I went to the bottom of the internet trying to understand what it's like to have an arm like Patrick Mahomes'. I found a throw so rare that it technically doesn't exist, erased on account of a holding penalty. November 2014. Mahomes is a 19-year-old true freshman at Texas Tech, facing Oklahoma, in only his second start. It's third-and-10 at the Sooners' 39-yard line. He's been coached to look at a pair of receivers in sequence and, if they're both covered, make a play. One, two, go. He takes the snap and is under immediate pressure -- "one, go" -- and he scampers left, not fast but elusive, away from the rush but into a trap. He's within a yard of the sideline and all four Sooners defensive linemen are closing fast ... until, with his weight moving left and a rusher's helmet at his chin, Mahomes snaps his arm -- in that instant, it's his only body part in motion, as if isolated for maximum effect -- and the ball assumes a trajectory that seems impossible without more of a windup, the physical expression of a metaphysical quality, a radical confidence known only by a blessed few.
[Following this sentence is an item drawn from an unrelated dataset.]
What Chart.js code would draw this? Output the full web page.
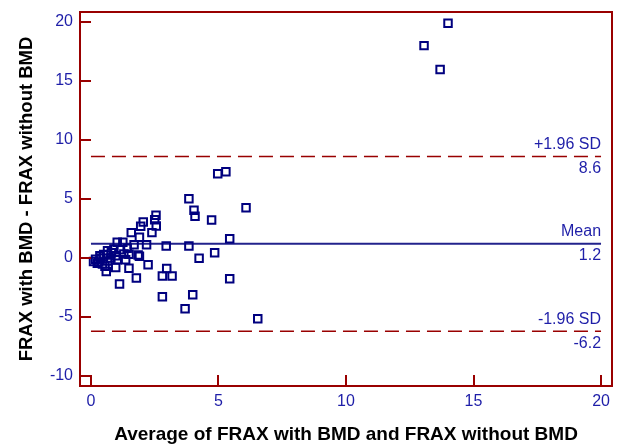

The ball hisses; it spirals fast and tight; it seems to alter the physics and change the possibilities of a football field -- hovering low as it sails across and deep -- until it sticks to a receiver's chest in the end zone as Mahomes hits the ground. I watched that throw 20 times. I saw improvisatory football genius and sheer stones. I saw a man making calculations and assessing risks I couldn't compute. I watched the throw until I was certain of what I was looking at.



And then I sat down with him and raved about passes like it. And he took the compliments with a dull stare, as if none of what I attributed to it ever occurred to him. It was just a throw. A throw he always makes -- and has made since he first held a ball.